The Silver Fox is beside himself. Losing more marbles over this disclosure than I thought he had remaining in inventory. Immediately, he orders it.
Me: You ordered the other soup, are you switching?
Him: No, I’m ordering a second serving!
I could see he was shocked I would seemingly suggest two were too many soups.
Him: I don’t care. I love soup!
Yeah, yeah…a septuagenarian right of passage, it seems. Although, one he seems perfectly willing to pretend has been a constant in our dining out universe.
It hadn’t.
Cookie: Our soup of the day is gaslight.
Not to be outdone, mom and dad show up a few days later on the calendar for lunch. They have cleaned grandpa’s “non-perishables” out of his cabinets. I notice because when I climb in the back seat, there’s a ripped paper bag still trying to be full of canned goods sitting next to me.
After commenting on the condition of the bag, knowing the embarrassment of paper bags at grandpa’s and wondering why someone wouldn’t double-bag canned goods, they are proffered to me: the favorite child and also the least likely to take an interest in my own sustenance.
I demur, despite the box of Kraft’s finest nestled into the pulpy gash.
After lunch, they take it up again. This time, I feel it’s my responsibility to teach them the consequences of being too polite. No part of me thinks they thought it mentioned “Hey, let’s bag this shit up for the oldest disappointment boy!”
So when they insisted, I decamped the backseat and too the bag. I looked positively homeless or hapless walking into my building with this bag of canned goods cradled in my arms like a stolen child.
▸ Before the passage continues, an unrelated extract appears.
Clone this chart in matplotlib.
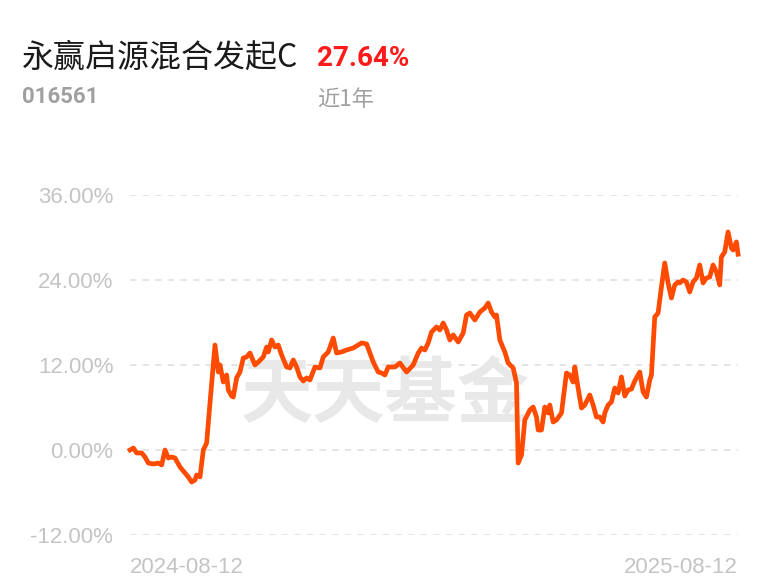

Later that night, when I unpacked the bounty, I felt guilty and sent this text to mom.

Yeah, I’d taken a bag of soup out of my dad’s backseat.
The guilt!
Of course, that passed the next day when I made the purloined Mac & Cheese…

November of 2017?!?
Turns out that was a box of Kraft Karma & Cheese!
I’m not complaining, I figure this event has two benefits:
First, balance. As much as the older generations cling to their passion for all things slurpy, I reach back to my Mac & Chz like Linus and his blanket.
Second…resilience. My toddler-in-college diet hasn’t killed me yet and 5+ year old Mac & Cheese didn’t manage the task. For all I know, this is what kept grandpa going until just weeks shy of his 100th. Obviously, I’m not done suffering meant to be here. I’d like to see a cockroach do as well against that aged box as I did. It would die before ever getting it opened…and I ate the whole damned yellow-dye-#7-including thing in one sitting.
Come at me, karma!
Please?
I shouldn’t tempt fate or beg…you just know that means I’m going out Elvis-style – sans drugs, of course! I’m a good boy.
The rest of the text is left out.